Informatyk z Warszawy domaga się od policji ponad 200 tys. zł odszkodowania. Pozwana komenda wojewódzka policji z Białegostoku - to jej funkcjonariusze dokonali zatrzymania - przyznaje, że doszło do pomyłki, ale płacić nie chce.
Piotr D. opowiadał przed sądem, że gdy policja zapukała do drzwi jego mieszkania, otworzył natychmiast i zobaczył kogoś w kominiarce. - Odwróciłem się plecami do drzwi chcąc przejść w głąb mieszkania. Wtedy poczułem silny ból w okolicach lędźwiowych. Siła uderzenia przemieściła mnie aż pod okno - relacjonował. Gdy już skuty leżał na ziemi, do jego mieszkania wkroczyło troje nieumundurowanych policjantów i zaczęło się przesłuchanie. Dopiero wtedy się okazało, że doszło do pomyłki.
Według niego, już wtedy odczuwał silny ból w plecach, więc poszedł do lekarza. Prześwietlenie wykazało, że ma złamany kręgosłup. Musiał chodzić w gorsecie ortopedycznym. Do dziś musi unikać sportu, nie może też nosić ciężkich rzeczy.

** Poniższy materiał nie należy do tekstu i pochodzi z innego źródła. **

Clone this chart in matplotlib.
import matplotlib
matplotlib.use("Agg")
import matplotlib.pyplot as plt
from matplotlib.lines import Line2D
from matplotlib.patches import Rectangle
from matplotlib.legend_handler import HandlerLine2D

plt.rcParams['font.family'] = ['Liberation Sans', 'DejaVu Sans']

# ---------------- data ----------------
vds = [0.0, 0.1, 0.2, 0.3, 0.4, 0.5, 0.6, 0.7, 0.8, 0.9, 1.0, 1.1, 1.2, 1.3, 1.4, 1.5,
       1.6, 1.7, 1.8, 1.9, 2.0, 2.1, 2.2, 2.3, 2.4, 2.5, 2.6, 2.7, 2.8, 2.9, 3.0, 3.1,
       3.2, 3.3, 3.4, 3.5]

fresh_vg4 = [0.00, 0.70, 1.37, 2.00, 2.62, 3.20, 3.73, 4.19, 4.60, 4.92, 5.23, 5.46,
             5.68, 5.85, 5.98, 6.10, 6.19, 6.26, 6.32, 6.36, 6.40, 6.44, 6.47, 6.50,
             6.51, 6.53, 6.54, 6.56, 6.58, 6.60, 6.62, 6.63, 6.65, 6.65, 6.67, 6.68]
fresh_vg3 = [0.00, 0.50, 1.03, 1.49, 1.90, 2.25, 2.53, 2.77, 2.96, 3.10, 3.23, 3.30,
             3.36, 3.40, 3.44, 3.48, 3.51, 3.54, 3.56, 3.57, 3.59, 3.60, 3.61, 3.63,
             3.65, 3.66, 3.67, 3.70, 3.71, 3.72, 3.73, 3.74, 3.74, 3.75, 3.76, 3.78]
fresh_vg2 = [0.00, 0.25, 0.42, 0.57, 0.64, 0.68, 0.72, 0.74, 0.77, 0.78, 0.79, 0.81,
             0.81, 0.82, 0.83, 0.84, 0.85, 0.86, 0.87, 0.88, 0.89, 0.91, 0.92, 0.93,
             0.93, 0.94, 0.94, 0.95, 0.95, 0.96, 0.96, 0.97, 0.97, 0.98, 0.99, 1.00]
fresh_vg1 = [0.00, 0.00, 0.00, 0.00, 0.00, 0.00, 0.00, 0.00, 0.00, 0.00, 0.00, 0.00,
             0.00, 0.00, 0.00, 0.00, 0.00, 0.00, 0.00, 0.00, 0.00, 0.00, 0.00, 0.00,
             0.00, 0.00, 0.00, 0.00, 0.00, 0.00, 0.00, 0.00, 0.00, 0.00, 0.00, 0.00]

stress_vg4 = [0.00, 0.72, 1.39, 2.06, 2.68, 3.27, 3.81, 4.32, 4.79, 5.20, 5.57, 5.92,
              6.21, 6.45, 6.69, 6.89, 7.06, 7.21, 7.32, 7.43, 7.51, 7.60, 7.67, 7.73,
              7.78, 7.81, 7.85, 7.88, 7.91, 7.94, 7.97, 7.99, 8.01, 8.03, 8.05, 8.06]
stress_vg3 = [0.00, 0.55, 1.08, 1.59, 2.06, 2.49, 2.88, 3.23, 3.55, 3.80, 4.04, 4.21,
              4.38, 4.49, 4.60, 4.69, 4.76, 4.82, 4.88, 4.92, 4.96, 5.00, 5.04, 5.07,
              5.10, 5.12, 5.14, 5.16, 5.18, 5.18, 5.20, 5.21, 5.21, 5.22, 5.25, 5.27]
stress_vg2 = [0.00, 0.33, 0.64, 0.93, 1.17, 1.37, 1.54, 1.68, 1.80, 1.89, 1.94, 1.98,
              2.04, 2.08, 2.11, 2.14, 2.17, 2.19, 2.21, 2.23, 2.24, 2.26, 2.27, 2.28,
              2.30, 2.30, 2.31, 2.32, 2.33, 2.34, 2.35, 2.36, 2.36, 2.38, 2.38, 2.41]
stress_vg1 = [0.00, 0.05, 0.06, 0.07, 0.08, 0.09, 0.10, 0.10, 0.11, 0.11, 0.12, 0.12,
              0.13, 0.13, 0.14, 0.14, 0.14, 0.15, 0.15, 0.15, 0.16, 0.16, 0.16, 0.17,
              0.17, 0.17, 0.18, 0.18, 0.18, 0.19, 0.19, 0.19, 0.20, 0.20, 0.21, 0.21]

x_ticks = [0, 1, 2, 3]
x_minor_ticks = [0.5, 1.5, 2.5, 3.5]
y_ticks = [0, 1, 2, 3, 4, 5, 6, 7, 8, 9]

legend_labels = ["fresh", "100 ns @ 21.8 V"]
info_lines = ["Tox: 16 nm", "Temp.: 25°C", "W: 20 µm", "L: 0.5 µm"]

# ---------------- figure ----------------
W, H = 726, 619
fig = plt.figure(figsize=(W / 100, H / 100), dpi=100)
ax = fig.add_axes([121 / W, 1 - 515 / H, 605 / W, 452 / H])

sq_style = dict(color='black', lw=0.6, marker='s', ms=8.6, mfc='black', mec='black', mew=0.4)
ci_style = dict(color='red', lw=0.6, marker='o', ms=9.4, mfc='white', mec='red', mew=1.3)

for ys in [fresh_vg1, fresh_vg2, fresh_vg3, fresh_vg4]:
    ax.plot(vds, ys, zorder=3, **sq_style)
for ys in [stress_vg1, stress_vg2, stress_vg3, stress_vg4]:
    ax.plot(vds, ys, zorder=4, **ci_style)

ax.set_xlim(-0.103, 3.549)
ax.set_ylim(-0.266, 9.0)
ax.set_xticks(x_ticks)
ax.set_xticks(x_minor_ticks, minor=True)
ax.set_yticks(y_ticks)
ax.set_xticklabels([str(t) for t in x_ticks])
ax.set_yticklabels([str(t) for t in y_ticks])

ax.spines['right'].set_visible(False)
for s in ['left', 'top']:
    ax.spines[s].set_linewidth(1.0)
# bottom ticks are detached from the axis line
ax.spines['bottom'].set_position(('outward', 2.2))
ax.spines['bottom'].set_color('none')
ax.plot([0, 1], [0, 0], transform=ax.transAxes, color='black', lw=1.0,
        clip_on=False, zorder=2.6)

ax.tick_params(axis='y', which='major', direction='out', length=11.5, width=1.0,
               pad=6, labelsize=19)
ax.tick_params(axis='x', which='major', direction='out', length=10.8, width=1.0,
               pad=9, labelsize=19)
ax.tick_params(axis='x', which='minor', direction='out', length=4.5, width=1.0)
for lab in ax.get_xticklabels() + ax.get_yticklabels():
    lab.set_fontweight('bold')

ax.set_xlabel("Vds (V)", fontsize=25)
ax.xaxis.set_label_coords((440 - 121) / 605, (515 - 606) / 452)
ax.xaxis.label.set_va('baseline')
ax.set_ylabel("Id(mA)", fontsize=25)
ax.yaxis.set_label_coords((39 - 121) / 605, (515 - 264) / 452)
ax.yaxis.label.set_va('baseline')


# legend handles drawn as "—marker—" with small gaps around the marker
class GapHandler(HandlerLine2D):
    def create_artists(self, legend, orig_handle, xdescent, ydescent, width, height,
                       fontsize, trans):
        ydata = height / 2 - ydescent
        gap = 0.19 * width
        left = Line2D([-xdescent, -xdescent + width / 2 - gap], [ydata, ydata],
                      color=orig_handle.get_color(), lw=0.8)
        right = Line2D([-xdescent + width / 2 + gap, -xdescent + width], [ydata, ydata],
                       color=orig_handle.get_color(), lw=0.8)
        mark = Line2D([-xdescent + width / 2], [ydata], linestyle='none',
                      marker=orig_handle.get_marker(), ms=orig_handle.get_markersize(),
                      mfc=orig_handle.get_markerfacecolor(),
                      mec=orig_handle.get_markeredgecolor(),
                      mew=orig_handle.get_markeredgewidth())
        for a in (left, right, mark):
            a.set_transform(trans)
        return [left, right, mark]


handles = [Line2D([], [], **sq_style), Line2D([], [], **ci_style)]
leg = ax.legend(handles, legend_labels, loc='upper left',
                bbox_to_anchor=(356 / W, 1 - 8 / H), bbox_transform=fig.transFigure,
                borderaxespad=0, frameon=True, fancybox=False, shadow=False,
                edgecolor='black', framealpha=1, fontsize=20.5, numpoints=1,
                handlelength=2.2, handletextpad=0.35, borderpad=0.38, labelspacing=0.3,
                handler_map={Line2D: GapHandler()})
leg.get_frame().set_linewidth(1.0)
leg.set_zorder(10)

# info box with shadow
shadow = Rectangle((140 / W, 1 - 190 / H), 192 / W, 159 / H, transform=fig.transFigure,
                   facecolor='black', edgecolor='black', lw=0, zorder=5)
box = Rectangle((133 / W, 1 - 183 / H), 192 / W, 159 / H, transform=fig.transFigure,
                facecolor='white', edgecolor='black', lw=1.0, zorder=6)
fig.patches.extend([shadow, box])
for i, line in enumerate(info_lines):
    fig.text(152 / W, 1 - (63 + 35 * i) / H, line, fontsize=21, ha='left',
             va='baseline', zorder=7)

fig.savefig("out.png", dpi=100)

Jak mówił 34-letni Dariusz S., który był szefem grupy szturmowej, całą akcję zatwierdził komendant główny policji, a zgodę na udział w niej policjantów z Białegostoku wyraziła komenda wojewódzka. - Chodziło o większą akcję i zatrzymanie członków grupy mokotowskiej - tłumaczył. Jak dodał pod wskazanym adresem miało się znajdować dwóch groźnych przestępców pochodzących ze Wschodu, którzy ukrywali się w Warszawie. Podkreślił, że akcją dowodził funkcjonariusz z CBŚ bądź z "terroru kryminalnego". Świadek, pytany o nazwisko tej osoby, powiedział, że nie pamięta teraz kto to był dodając, że można to sprawdzić w dokumentach.

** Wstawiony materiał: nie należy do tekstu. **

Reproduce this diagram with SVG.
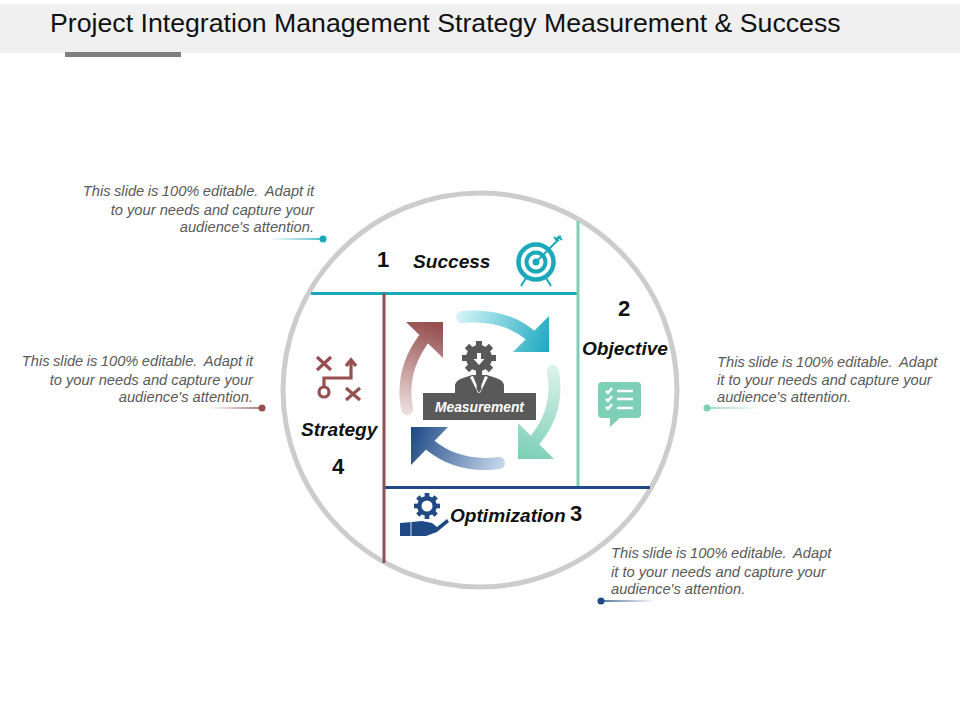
<svg xmlns="http://www.w3.org/2000/svg" width="960" height="720" viewBox="0 0 960 720">
<style>
text{font-family:"Liberation Sans",Arial,sans-serif}
.note{font-size:14.7px;font-style:italic;fill:#595959}
.first{word-spacing:-0.6px}
.lab{font-size:19.1px;font-style:italic;font-weight:700;fill:#111}
.num{font-size:22px;font-weight:700;fill:#111;text-anchor:middle}
.arc{fill:none;stroke-width:12;stroke-linecap:round}
</style>
<defs>
<linearGradient id="g1" gradientUnits="userSpaceOnUse" x1="457" y1="317" x2="549" y2="350"><stop offset="0" stop-color="#d4f3f8"/><stop offset="1" stop-color="#1ba9c0"/></linearGradient>
<linearGradient id="g2" gradientUnits="userSpaceOnUse" x1="553" y1="368" x2="530" y2="459"><stop offset="0" stop-color="#daf2ea"/><stop offset="1" stop-color="#7dcfb6"/></linearGradient>
<linearGradient id="g3" gradientUnits="userSpaceOnUse" x1="502" y1="463" x2="411" y2="430"><stop offset="0" stop-color="#c4d5ea"/><stop offset="1" stop-color="#1f4a86"/></linearGradient>
<linearGradient id="g4" gradientUnits="userSpaceOnUse" x1="407" y1="412" x2="435" y2="325"><stop offset="0" stop-color="#ecdcdc"/><stop offset="1" stop-color="#95504f"/></linearGradient>
<linearGradient id="c1" gradientUnits="userSpaceOnUse" x1="323" y1="0" x2="268" y2="0"><stop offset="0" stop-color="#1ba9b9"/><stop offset="1" stop-color="#1ba9b9" stop-opacity="0"/></linearGradient>
<linearGradient id="c2" gradientUnits="userSpaceOnUse" x1="262" y1="0" x2="208" y2="0"><stop offset="0" stop-color="#95504f"/><stop offset="1" stop-color="#95504f" stop-opacity="0"/></linearGradient>
<linearGradient id="c3" gradientUnits="userSpaceOnUse" x1="707" y1="0" x2="762" y2="0"><stop offset="0" stop-color="#7dcfb6"/><stop offset="1" stop-color="#7dcfb6" stop-opacity="0"/></linearGradient>
<linearGradient id="c4" gradientUnits="userSpaceOnUse" x1="601" y1="0" x2="656" y2="0"><stop offset="0" stop-color="#1f4a86"/><stop offset="1" stop-color="#1f4a86" stop-opacity="0"/></linearGradient>
<g id="gear">
<rect x="-1.800" y="-10" width="3.600" height="20"/>
<rect x="-1.800" y="-10" width="3.600" height="20" transform="rotate(45)"/>
<rect x="-1.800" y="-10" width="3.600" height="20" transform="rotate(90)"/>
<rect x="-1.800" y="-10" width="3.600" height="20" transform="rotate(135)"/>
<circle r="7.600"/>
</g>
</defs>
<rect width="960" height="720" fill="#fff"/>
<g id="header">
<rect x="0" y="4" width="960" height="49" fill="#f0f0f0"/>
<rect x="65" y="52" width="116" height="5" fill="#7f7f7f"/>
<text x="50" y="32" font-size="26.700" fill="#111">Project Integration Management Strategy Measurement &amp; Success</text>
</g>
<g id="ring"><circle cx="480" cy="390" r="197" fill="#fff" stroke="#cccccc" stroke-width="5"/></g>
<g id="dividers" stroke-width="3" fill="none">
<path d="M311 293.500H578" stroke="#1ba9b9"/>
<path d="M578 221V487" stroke="#7dcfb6"/>
<path d="M385 487.500H650" stroke="#1f4a86"/>
<path d="M384 293V563" stroke="#8e5252"/>
</g>
<g id="connectors" fill="none" stroke-width="1.500">
<path d="M323 239.010H268" stroke="url(#c1)"/>
<path d="M262 408.010H208" stroke="url(#c2)"/>
<path d="M707 408.010H762" stroke="url(#c3)"/>
<path d="M601 601.010H656" stroke="url(#c4)"/>
</g>
<g id="dots">
<circle cx="323" cy="239" r="3.500" fill="#1ba9b9"/>
<circle cx="262" cy="408" r="3.500" fill="#95504f"/>
<circle cx="707" cy="408" r="3.500" fill="#7dcfb6"/>
<circle cx="601" cy="601" r="3.500" fill="#1f4a86"/>
</g>
<g id="note-1" class="note" text-anchor="end">
<text class="first" x="314" y="196" xml:space="preserve">This slide is 100% editable.  Adapt it</text>
<text x="314" y="215">to your needs and capture your</text>
<text x="314" y="232">audience's attention.</text>
</g>
<g id="note-4" class="note" text-anchor="end">
<text class="first" x="253" y="366" xml:space="preserve">This slide is 100% editable.  Adapt it</text>
<text x="253" y="385">to your needs and capture your</text>
<text x="253" y="402">audience's attention.</text>
</g>
<g id="note-2" class="note">
<text class="first" x="717" y="367" xml:space="preserve">This slide is 100% editable.  Adapt</text>
<text x="717" y="385">it to your needs and capture your</text>
<text x="717" y="402">audience's attention.</text>
</g>
<g id="note-3" class="note">
<text class="first" x="611" y="558" xml:space="preserve">This slide is 100% editable.  Adapt</text>
<text x="611" y="577">it to your needs and capture your</text>
<text x="611" y="594">audience's attention.</text>
</g>
<g id="node-success">
<text class="num" x="383" y="267">1</text>
<text class="lab" x="413" y="268">Success</text>
<g fill="none" stroke="#1ba9b9">
<circle cx="536" cy="262" r="17.500" stroke-width="4.500"/>
<circle cx="536" cy="262" r="9.500" stroke-width="4"/>
<path d="M536 262L558 240" stroke-width="2"/>
<path d="M526 278L521 286M546 278L551 286" stroke-width="2"/>
<path d="M555 240L561 236M554 237L559 241M558 236L562 240" stroke-width="2"/>
</g>
<circle cx="536" cy="262" r="3.500" fill="#1ba9b9"/>
</g>
<g id="node-objective">
<text class="num" x="624" y="316">2</text>
<text class="lab" x="582" y="355">Objective</text>
<path d="M602 382H637a4 4 0 0 1 4 4V414a4 4 0 0 1-4 4H620L610 427V418H602a4 4 0 0 1-4-4V386a4 4 0 0 1 4-4Z" fill="#7dcfb6"/>
<g fill="none" stroke="#fff" stroke-width="2.500">
<path d="M606 391L608 393L612 388M606 399L608 401L612 396M606 407L608 409L612 404"/>
<path d="M617 391H633M617 399H633M617 408H633"/>
</g>
</g>
<g id="node-optimization">
<text class="num" x="576" y="521">3</text>
<text class="lab" x="450" y="522">Optimization</text>
<use href="#gear" transform="translate(427 506) scale(1.300)" fill="#1f4a86"/>
<circle cx="427" cy="506" r="5.500" fill="#fff"/>
<path d="M400 523L412 522L422 521L432 523L437 527L447 519L449 522L437 532L426 536L400 536Z" fill="#1f4a86"/>
<path d="M411 522V536" stroke="#fff" stroke-width="0.800" fill="none"/>
</g>
<g id="node-strategy">
<text class="lab" x="301" y="436">Strategy</text>
<text class="num" x="338" y="474">4</text>
<g fill="none" stroke="#95504f" stroke-width="3.200">
<path d="M317 357L331 370M331 357L317 370"/>
<path d="M346 388L360 400M360 388L346 400"/>
<circle cx="324" cy="392" r="5"/>
<path d="M324 387V378H351V362"/>
<path d="M346 366L351 360L356 366" stroke-width="3.500"/>
</g>
</g>
<g id="cycle">
<path class="arc" d="M462 317Q503 313 530 335" stroke="url(#g1)"/>
<path d="M549 316V352H513Z" fill="url(#g1)"/>
<path class="arc" d="M553 371Q560 410 535 440" stroke="url(#g2)"/>
<path d="M518 423V459H554Z" fill="url(#g2)"/>
<path class="arc" d="M499 463Q458 468 430 445" stroke="url(#g3)"/>
<path d="M448 427H411V465Z" fill="url(#g3)"/>
<path class="arc" d="M407 409Q400 372 423 340" stroke="url(#g4)"/>
<path d="M406 322H443V358Z" fill="url(#g4)"/>
</g>
<g id="node-measurement">
<use href="#gear" transform="translate(479 358) scale(1.700)" fill="#595959"/>
<path d="M477 353H481V359H484.500L479 365L473.500 359H477Z" fill="#fff"/>
<path d="M455 393V385Q456 380 463 378L472 375H487L496 378Q503 380 504 385V393Z" fill="#595959"/>
<path d="M473 376L477 386L479 379L481 386L485 376L488 377L480 393H478L470 377Z" fill="#fff"/>
<path d="M477.500 379H480.500L481.500 389L479 393L476.500 389Z" fill="#595959"/>
<rect x="423" y="393" width="113" height="27" fill="#595959"/>
<text x="479.500" y="411.500" font-size="13.800" font-weight="700" font-style="italic" fill="#fff" text-anchor="middle">Measurement</text>
</g>
</svg>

Szef grupy szturmowej powiedział, że gdy policja zapukała do drzwi, ktoś otworzył je od wewnątrz. Funkcjonariusze weszli do środka z okrzykiem "policja, na ziemię". Gdy on sam - zeznawał - wszedł do środka, Piotr D. już leżał twarzą do ziemi skuty kajdankami. - Koledzy, którzy weszli pierwsi, mówili potem, że zastosowali chwyt obezwładniający - powiedział. - Na łóżku była kobieta, wobec której nie zastosowano żadnego przymusu, gdyż wykonywała polecenia funkcjonariuszy - dodał.
Policjant tłumaczył: - Nie zrobiliśmy tam samowolki. Odpowiadamy tylko za zatrzymanie osoby i przekazujemy ją funkcjonariuszom procesowym. Nic mi nie wiadomo, by w czasie wejścia do mieszkania ten mężczyzna był uderzony bądź kopnięty przez któregoś z funkcjonariuszy.

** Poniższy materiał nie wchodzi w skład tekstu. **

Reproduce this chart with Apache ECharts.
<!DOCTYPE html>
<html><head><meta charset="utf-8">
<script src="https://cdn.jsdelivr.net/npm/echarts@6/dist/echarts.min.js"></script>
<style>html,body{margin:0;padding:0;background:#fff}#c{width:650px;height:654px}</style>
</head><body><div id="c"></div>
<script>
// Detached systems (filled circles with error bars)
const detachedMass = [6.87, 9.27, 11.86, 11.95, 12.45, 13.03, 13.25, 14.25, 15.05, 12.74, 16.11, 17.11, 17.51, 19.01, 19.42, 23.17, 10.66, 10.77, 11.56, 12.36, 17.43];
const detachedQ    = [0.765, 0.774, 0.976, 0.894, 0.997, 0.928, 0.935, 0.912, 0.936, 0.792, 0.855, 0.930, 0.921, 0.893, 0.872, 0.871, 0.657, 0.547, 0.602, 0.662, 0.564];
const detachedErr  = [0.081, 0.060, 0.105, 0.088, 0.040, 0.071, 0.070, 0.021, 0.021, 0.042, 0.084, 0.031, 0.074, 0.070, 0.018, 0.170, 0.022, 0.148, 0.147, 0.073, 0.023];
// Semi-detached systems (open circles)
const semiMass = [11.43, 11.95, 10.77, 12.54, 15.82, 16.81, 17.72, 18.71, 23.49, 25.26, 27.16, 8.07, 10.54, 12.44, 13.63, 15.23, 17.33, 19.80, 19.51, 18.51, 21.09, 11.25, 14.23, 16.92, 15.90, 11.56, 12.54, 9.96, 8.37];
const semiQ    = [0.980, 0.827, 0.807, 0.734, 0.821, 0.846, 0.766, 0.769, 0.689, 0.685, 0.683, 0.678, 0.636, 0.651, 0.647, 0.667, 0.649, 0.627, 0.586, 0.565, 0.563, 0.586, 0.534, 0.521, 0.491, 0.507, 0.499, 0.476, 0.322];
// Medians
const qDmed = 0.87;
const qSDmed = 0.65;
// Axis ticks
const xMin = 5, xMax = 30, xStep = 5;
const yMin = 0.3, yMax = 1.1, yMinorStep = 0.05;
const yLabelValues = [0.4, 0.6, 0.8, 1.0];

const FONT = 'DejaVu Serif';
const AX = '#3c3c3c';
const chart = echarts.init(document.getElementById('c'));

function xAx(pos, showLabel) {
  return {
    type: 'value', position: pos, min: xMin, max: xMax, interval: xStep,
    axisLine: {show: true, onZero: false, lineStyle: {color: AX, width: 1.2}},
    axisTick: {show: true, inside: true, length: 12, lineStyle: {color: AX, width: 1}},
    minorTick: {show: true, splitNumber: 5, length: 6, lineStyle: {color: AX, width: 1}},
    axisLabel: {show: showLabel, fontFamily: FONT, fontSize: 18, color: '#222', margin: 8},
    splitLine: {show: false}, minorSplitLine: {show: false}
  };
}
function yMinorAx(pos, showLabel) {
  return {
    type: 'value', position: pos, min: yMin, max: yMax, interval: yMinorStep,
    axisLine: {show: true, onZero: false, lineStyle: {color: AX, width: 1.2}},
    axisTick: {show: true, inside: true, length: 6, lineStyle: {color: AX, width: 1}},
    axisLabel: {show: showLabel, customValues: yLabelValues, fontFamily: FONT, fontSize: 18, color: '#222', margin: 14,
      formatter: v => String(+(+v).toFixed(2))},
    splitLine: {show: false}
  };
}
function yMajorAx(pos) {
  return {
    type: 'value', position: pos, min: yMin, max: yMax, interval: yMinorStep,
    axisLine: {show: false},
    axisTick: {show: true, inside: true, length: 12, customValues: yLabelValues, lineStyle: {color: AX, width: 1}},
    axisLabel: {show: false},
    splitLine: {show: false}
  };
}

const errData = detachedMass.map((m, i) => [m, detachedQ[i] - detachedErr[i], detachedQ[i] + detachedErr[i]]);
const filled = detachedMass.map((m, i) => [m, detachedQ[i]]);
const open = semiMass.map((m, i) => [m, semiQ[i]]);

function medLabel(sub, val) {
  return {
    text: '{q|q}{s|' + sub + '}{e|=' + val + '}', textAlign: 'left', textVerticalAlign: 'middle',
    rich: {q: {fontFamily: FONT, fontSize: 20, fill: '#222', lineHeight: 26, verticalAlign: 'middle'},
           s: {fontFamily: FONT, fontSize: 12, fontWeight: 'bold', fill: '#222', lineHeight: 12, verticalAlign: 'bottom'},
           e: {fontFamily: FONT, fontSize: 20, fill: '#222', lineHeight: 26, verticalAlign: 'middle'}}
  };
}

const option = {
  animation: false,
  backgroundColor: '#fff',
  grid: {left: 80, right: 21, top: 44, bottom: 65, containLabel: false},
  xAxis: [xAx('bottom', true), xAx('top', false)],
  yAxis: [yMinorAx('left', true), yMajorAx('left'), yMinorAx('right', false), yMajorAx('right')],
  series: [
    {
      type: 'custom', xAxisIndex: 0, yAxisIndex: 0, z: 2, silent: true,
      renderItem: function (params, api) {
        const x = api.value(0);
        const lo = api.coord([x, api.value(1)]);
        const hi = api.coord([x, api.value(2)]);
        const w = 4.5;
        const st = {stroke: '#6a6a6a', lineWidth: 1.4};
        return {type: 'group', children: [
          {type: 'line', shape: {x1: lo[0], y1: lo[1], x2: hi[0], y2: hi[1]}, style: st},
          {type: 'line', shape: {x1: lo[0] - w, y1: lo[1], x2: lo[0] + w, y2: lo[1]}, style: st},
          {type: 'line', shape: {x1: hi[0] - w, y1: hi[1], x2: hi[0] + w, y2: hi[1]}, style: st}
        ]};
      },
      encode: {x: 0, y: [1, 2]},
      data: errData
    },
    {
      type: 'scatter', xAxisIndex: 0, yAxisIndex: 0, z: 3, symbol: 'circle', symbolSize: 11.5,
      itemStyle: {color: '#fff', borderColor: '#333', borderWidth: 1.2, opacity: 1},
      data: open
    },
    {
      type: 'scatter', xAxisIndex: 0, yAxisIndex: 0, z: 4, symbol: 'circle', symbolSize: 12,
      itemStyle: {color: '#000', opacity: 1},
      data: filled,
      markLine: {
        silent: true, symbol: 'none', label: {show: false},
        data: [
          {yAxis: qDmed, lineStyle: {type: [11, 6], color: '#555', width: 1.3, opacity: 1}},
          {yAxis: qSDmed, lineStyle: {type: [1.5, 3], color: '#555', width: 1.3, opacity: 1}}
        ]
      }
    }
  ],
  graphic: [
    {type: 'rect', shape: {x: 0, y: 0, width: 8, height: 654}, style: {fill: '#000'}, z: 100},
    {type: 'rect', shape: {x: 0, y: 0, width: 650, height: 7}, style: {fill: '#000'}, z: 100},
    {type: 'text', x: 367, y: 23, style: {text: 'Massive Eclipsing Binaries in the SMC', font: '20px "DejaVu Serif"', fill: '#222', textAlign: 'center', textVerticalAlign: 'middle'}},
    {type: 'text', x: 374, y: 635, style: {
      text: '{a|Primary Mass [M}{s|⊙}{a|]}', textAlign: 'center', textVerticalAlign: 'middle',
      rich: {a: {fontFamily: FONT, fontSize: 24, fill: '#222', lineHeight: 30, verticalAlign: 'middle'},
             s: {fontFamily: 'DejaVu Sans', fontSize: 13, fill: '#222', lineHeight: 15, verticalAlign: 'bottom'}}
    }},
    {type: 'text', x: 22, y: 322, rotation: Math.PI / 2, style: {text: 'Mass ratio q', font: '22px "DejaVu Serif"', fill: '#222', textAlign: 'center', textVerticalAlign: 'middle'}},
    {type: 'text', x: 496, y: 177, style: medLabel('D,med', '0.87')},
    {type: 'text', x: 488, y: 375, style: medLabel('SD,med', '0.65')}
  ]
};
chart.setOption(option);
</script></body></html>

Jak dodał, przed akcją były dwie odprawy: w Zarządzie Operacji Antyterrorystycznych (obecnie Biuro Operacji Antyterrorystycznych) oraz w Komendzie Stołecznej Policji. - Ściągnięcie nas do Warszawy może świadczyć o tym, że chodziło o zatrzymanie kogoś groźnego, a nie zwykłego przestępcy. Gdyby było inaczej, nie ściągano by tylu osób - powiedział.
KWP Białystok wskazuje, że to Komenda Główna Policji, której podlega CBŚ, miała informację, iż w mieszkaniu jest groźny przestępca i to dlatego w lutym 2008 r. o 6:00 doszło do tej pomyłki. - Bo do niej doszło, ale to nie nasza wina - mówił po pierwszej rozprawie w maju tego roku mec. Janusz Radwański reprezentujący policję.
Sprawą zajęła się Helsińska Fundacja Praw Człowieka. Proces ma być kontynuowany w listopadzie.